NATO, which was founded in April 1949, has been under scrutiny since the election of President Donald Trump, who delayed reaffirming U.S. support for the article in the NATO treaty that says that an attack on one member state is an attack on all. O'Hanlon hopes his proposal would help avoid needing to invoke that article.
"The main problem I'm trying to solve ... is the horrible state of U.S.-Russia relations and, to be blunt, the risk of war," he said.
Under O'Hanlon's proposal, currently neutral states in eastern Europe and western Asia would not be eligible for NATO membership to create a permanent neutral zone. According to O'Hanlon, many of these countries, including the Baltic countries and other former Soviet satellite states like Ukraine, which are in Russia's crosshairs because Moscow believes they are potential NATO members. Of course, Russia must acknowledge these countries have other options for membership in international organizations, including the European Union, he said.
"We can be flexible on NATO, we cannot be flexible on the EU," O'Hanlon said. "If [these neutral countries] want to call themselves western and be western in every other sense of the word, so be it."

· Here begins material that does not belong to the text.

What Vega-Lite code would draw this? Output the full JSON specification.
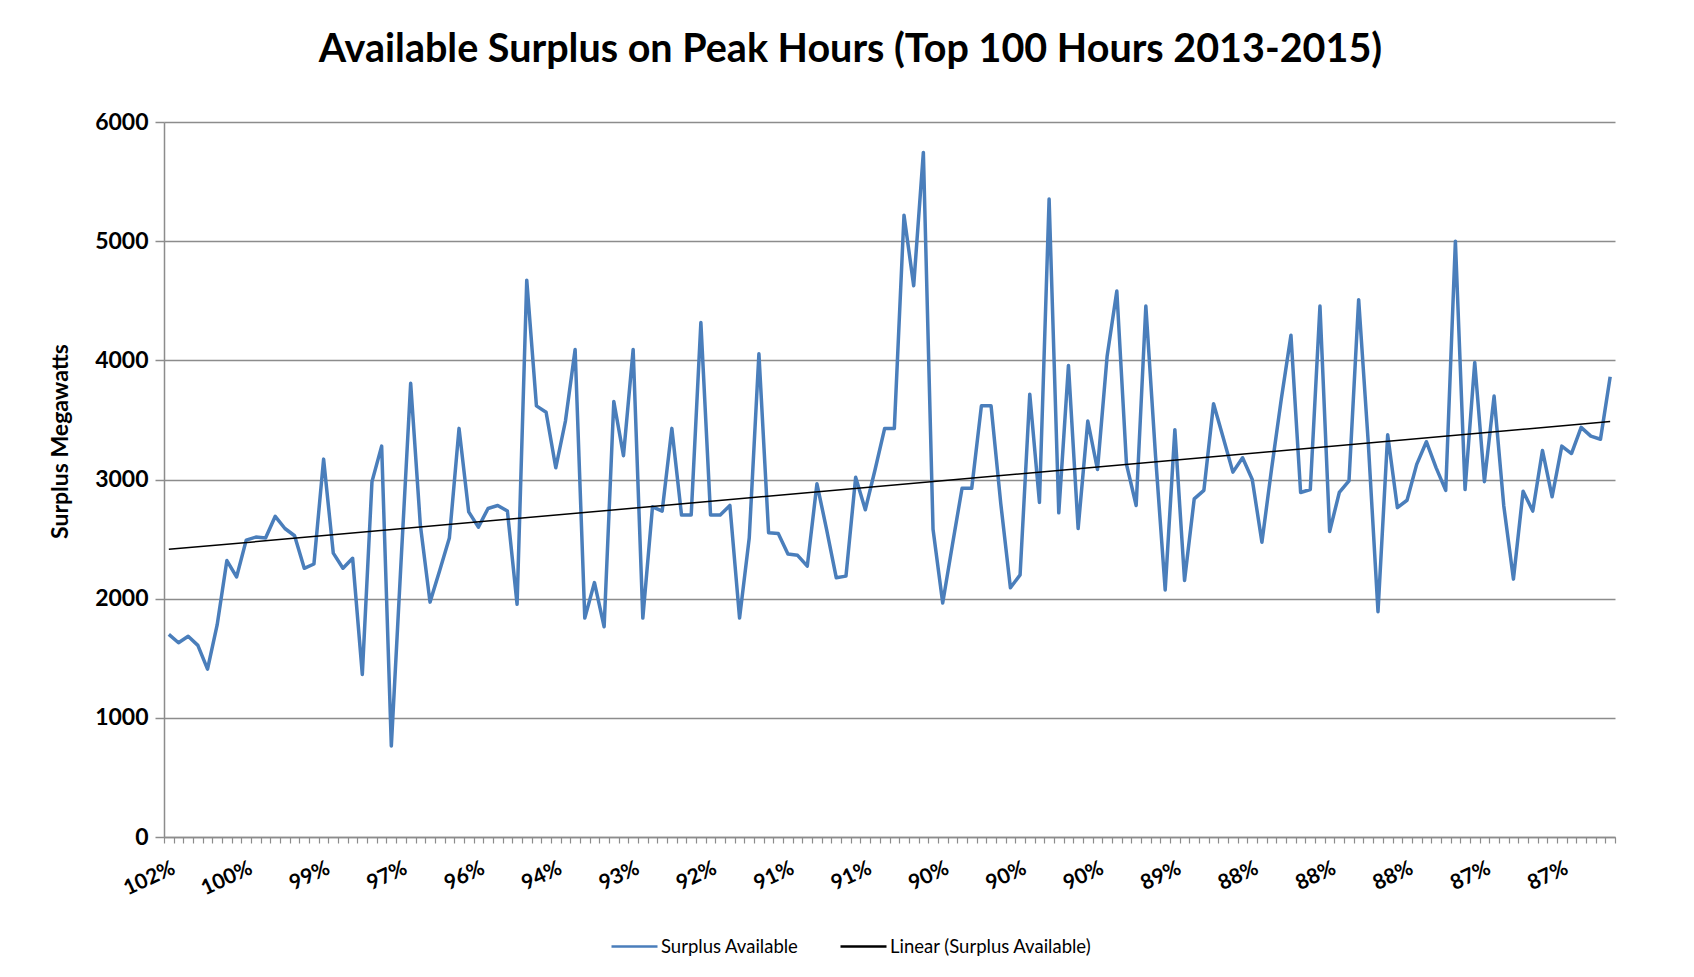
{
  "$schema": "https://vega.github.io/schema/vega-lite/v6.json",
  "autosize": {"type": "none"},
  "width": 1451,
  "height": 715,
  "padding": {"left": 164, "top": 122, "right": 79, "bottom": 140},
  "background": "white",
  "title": {
    "text": "Available Surplus on Peak Hours (Top 100 Hours 2013-2015)",
    "font": "Lato",
    "fontSize": 39.5,
    "fontWeight": "bold",
    "color": "#000000",
    "anchor": "middle",
    "frame": "group",
    "dx": -39,
    "offset": 41
  },
  "config": {
    "view": {"stroke": null},
    "font": "Lato",
    "axis": {"labelFont": "Lato", "titleFont": "Lato"}
  },
  "data": {
    "values": [
      {"rank": 1, "mw": 1700}, {"rank": 2, "mw": 1630}, {"rank": 3, "mw": 1684}, {"rank": 4, "mw": 1608},
      {"rank": 5, "mw": 1408}, {"rank": 6, "mw": 1782}, {"rank": 7, "mw": 2320}, {"rank": 8, "mw": 2182},
      {"rank": 9, "mw": 2491}, {"rank": 10, "mw": 2517}, {"rank": 11, "mw": 2509}, {"rank": 12, "mw": 2691},
      {"rank": 13, "mw": 2589}, {"rank": 14, "mw": 2528}, {"rank": 15, "mw": 2255}, {"rank": 16, "mw": 2291},
      {"rank": 17, "mw": 3171}, {"rank": 18, "mw": 2382}, {"rank": 19, "mw": 2255}, {"rank": 20, "mw": 2339},
      {"rank": 21, "mw": 1364}, {"rank": 22, "mw": 2982}, {"rank": 23, "mw": 3280}, {"rank": 24, "mw": 764},
      {"rank": 25, "mw": 2300}, {"rank": 26, "mw": 3807}, {"rank": 27, "mw": 2618}, {"rank": 28, "mw": 1971},
      {"rank": 29, "mw": 2237}, {"rank": 30, "mw": 2509}, {"rank": 31, "mw": 3429}, {"rank": 32, "mw": 2728},
      {"rank": 33, "mw": 2600}, {"rank": 34, "mw": 2757}, {"rank": 35, "mw": 2782}, {"rank": 36, "mw": 2735},
      {"rank": 37, "mw": 1953}, {"rank": 38, "mw": 4673}, {"rank": 39, "mw": 3618}, {"rank": 40, "mw": 3564},
      {"rank": 41, "mw": 3098}, {"rank": 42, "mw": 3491}, {"rank": 43, "mw": 4091}, {"rank": 44, "mw": 1837},
      {"rank": 45, "mw": 2135}, {"rank": 46, "mw": 1764}, {"rank": 47, "mw": 3655}, {"rank": 48, "mw": 3200},
      {"rank": 49, "mw": 4091}, {"rank": 50, "mw": 1837}, {"rank": 51, "mw": 2771}, {"rank": 52, "mw": 2735},
      {"rank": 53, "mw": 3429}, {"rank": 54, "mw": 2702}, {"rank": 55, "mw": 2702}, {"rank": 56, "mw": 4317},
      {"rank": 57, "mw": 2702}, {"rank": 58, "mw": 2702}, {"rank": 59, "mw": 2782}, {"rank": 60, "mw": 1837},
      {"rank": 61, "mw": 2509}, {"rank": 62, "mw": 4055}, {"rank": 63, "mw": 2553}, {"rank": 64, "mw": 2546},
      {"rank": 65, "mw": 2375}, {"rank": 66, "mw": 2364}, {"rank": 67, "mw": 2273}, {"rank": 68, "mw": 2964},
      {"rank": 69, "mw": 2580}, {"rank": 70, "mw": 2175}, {"rank": 71, "mw": 2189}, {"rank": 72, "mw": 3018},
      {"rank": 73, "mw": 2746}, {"rank": 74, "mw": 3080}, {"rank": 75, "mw": 3429}, {"rank": 76, "mw": 3429},
      {"rank": 77, "mw": 5218}, {"rank": 78, "mw": 4626}, {"rank": 79, "mw": 5745}, {"rank": 80, "mw": 2582},
      {"rank": 81, "mw": 1964}, {"rank": 82, "mw": 2450}, {"rank": 83, "mw": 2927}, {"rank": 84, "mw": 2927},
      {"rank": 85, "mw": 3618}, {"rank": 86, "mw": 3618}, {"rank": 87, "mw": 2800}, {"rank": 88, "mw": 2091},
      {"rank": 89, "mw": 2200}, {"rank": 90, "mw": 3716}, {"rank": 91, "mw": 2808}, {"rank": 92, "mw": 5353},
      {"rank": 93, "mw": 2720}, {"rank": 94, "mw": 3957}, {"rank": 95, "mw": 2589}, {"rank": 96, "mw": 3491},
      {"rank": 97, "mw": 3084}, {"rank": 98, "mw": 4037}, {"rank": 99, "mw": 4582}, {"rank": 100, "mw": 3127},
      {"rank": 101, "mw": 2782}, {"rank": 102, "mw": 4455}, {"rank": 103, "mw": 3200}, {"rank": 104, "mw": 2073},
      {"rank": 105, "mw": 3418}, {"rank": 106, "mw": 2153}, {"rank": 107, "mw": 2837}, {"rank": 108, "mw": 2909},
      {"rank": 109, "mw": 3636}, {"rank": 110, "mw": 3350}, {"rank": 111, "mw": 3062}, {"rank": 112, "mw": 3182},
      {"rank": 113, "mw": 3000}, {"rank": 114, "mw": 2473}, {"rank": 115, "mw": 3091}, {"rank": 116, "mw": 3673},
      {"rank": 117, "mw": 4211}, {"rank": 118, "mw": 2891}, {"rank": 119, "mw": 2916}, {"rank": 120, "mw": 4455},
      {"rank": 121, "mw": 2564}, {"rank": 122, "mw": 2891}, {"rank": 123, "mw": 2989}, {"rank": 124, "mw": 4509},
      {"rank": 125, "mw": 3300}, {"rank": 126, "mw": 1891}, {"rank": 127, "mw": 3375}, {"rank": 128, "mw": 2764},
      {"rank": 129, "mw": 2826}, {"rank": 130, "mw": 3127}, {"rank": 131, "mw": 3317}, {"rank": 132, "mw": 3100},
      {"rank": 133, "mw": 2909}, {"rank": 134, "mw": 5000}, {"rank": 135, "mw": 2916}, {"rank": 136, "mw": 3982},
      {"rank": 137, "mw": 2982}, {"rank": 138, "mw": 3700}, {"rank": 139, "mw": 2780}, {"rank": 140, "mw": 2164},
      {"rank": 141, "mw": 2902}, {"rank": 142, "mw": 2735}, {"rank": 143, "mw": 3244}, {"rank": 144, "mw": 2855},
      {"rank": 145, "mw": 3280}, {"rank": 146, "mw": 3218}, {"rank": 147, "mw": 3437}, {"rank": 148, "mw": 3364},
      {"rank": 149, "mw": 3338}, {"rank": 150, "mw": 3862}
    ]
  },
  "layer": [
    {
      "mark": {"type": "line", "strokeWidth": 3.5, "strokeJoin": "round", "clip": false},
      "encoding": {
        "x": {
          "field": "rank",
          "type": "quantitative",
          "scale": {"domain": [0.5, 150.5], "nice": false, "zero": false},
          "axis": {
            "orient": "bottom",
            "title": null,
            "labels": false,
            "grid": false,
            "values": [0.5,1.5,2.5,3.5,4.5,5.5,6.5,7.5,8.5,9.5,10.5,11.5,12.5,13.5,14.5,15.5,16.5,17.5,18.5,19.5,20.5,21.5,22.5,23.5,24.5,25.5,26.5,27.5,28.5,29.5,30.5,31.5,32.5,33.5,34.5,35.5,36.5,37.5,38.5,39.5,40.5,41.5,42.5,43.5,44.5,45.5,46.5,47.5,48.5,49.5,50.5,51.5,52.5,53.5,54.5,55.5,56.5,57.5,58.5,59.5,60.5,61.5,62.5,63.5,64.5,65.5,66.5,67.5,68.5,69.5,70.5,71.5,72.5,73.5,74.5,75.5,76.5,77.5,78.5,79.5,80.5,81.5,82.5,83.5,84.5,85.5,86.5,87.5,88.5,89.5,90.5,91.5,92.5,93.5,94.5,95.5,96.5,97.5,98.5,99.5,100.5,101.5,102.5,103.5,104.5,105.5,106.5,107.5,108.5,109.5,110.5,111.5,112.5,113.5,114.5,115.5,116.5,117.5,118.5,119.5,120.5,121.5,122.5,123.5,124.5,125.5,126.5,127.5,128.5,129.5,130.5,131.5,132.5,133.5,134.5,135.5,136.5,137.5,138.5,139.5,140.5,141.5,142.5,143.5,144.5,145.5,146.5,147.5,148.5,149.5,150.5],
            "domainColor": "#8c8c8c",
            "domainWidth": 1.5,
            "tickColor": "#8c8c8c",
            "tickWidth": 1.2,
            "tickSize": 6
          }
        },
        "y": {
          "field": "mw",
          "type": "quantitative",
          "title": "Surplus Megawatts",
          "scale": {"domain": [0, 6000], "nice": false},
          "axis": {
            "title": "Surplus Megawatts",
            "titleFontSize": 23,
            "titleFontWeight": "bold",
            "titleColor": "#000000",
            "titleAngle": 270,
            "titleAlign": "center",
            "titleBaseline": "middle",
            "titleX": -104,
            "titleY": 319,
            "format": "d",
            "values": [0, 1000, 2000, 3000, 4000, 5000, 6000],
            "labelFontSize": 23,
            "labelFontWeight": "bold",
            "labelColor": "#000000",
            "labelPadding": 7,
            "tickSize": 9,
            "tickColor": "#8c8c8c",
            "tickWidth": 1.5,
            "domainColor": "#8c8c8c",
            "domainWidth": 1.5,
            "gridColor": "#8c8c8c",
            "gridWidth": 1.5
          }
        },
        "color": {
          "datum": "Surplus Available",
          "type": "nominal",
          "scale": {
            "domain": ["Surplus Available", "Linear (Surplus Available)"],
            "range": ["#4a7ebb", "#000000"]
          },
          "legend": {
            "title": null,
            "orient": "none",
            "direction": "horizontal",
            "legendX": 446,
            "legendY": 800,
            "symbolType": "stroke",
            "symbolSize": 2116,
            "symbolStrokeWidth": 2.5,
            "labelFont": "Lato",
            "labelFontSize": 18.5,
            "labelColor": "#000000",
            "labelOffset": 2,
            "labelLimit": 400,
            "columnPadding": 36
          }
        }
      }
    },
    {
      "transform": [{"regression": "mw", "on": "rank"}],
      "mark": {"type": "line", "strokeWidth": 1.5},
      "encoding": {
        "x": {
          "field": "rank",
          "type": "quantitative",
          "axis": {
            "orient": "bottom",
            "title": null,
            "domain": false,
            "ticks": false,
            "grid": false,
            "values": [1, 9, 17, 25, 33, 41, 49, 57, 65, 73, 81, 89, 97, 105, 113, 121, 129, 137, 145],
            "labelExpr": "['102%','100%','99%','97%','96%','94%','93%','92%','91%','91%','90%','90%','90%','89%','88%','88%','88%','87%','87%'][(datum.value-1)/8]",
            "labelAngle": -25,
            "labelAlign": "right",
            "labelBaseline": "top",
            "labelFontSize": 21,
            "labelFontWeight": "bold",
            "labelColor": "#000000",
            "labelPadding": 20,
            "labelOverlap": false,
            "labelBound": false
          }
        },
        "y": {"field": "mw", "type": "quantitative", "title": "Surplus Megawatts"},
        "color": {"datum": "Linear (Surplus Available)", "type": "nominal"}
      }
    }
  ],
  "resolve": {"axis": {"x": "independent"}}
}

But there's one problem, according to O'Hanlon's colleague and former U.S. Ambassador to the Ukraine Steve Pifer: Convincing other countries to go along with the ban on new countries.
"Many of the countries that would be in that neutral zone don't want to be there," he said. "If you establish that [neutral] zone, I believe the United States would respect it. The Russians would not."
O'Hanlon conceded that the odds are against his proposal because it would require Russian cooperation, but he hoped it might start a discussion. He emphasized this cooperation would not be based on friendship or even trust, but on a transactional relationship that lets Russian President Vladimir Putin save face with his people while warding off military conflict.
"[Putin] could say, 'I'm the guy who stopped the west,'" he said. "I don't like giving him these bragging rights ... but it's a relatively small price to pay in the end."
According to him, expanding NATO to countries like Georgia and the Ukraine could endanger the alliance by starting conflicts citizens in those member states don't want.
"We are risking Article Five's integrity by extending it to countries we are not ready to fight for," he said. "If you think about the point of view of a German citizen, ... the notion that we're going to have the equivalent of a World War I break out where some small little infraction in some small far away country leads to the mobilization of large armies that are backed up by nuclear weapons is probably pretty scary to a lot of people."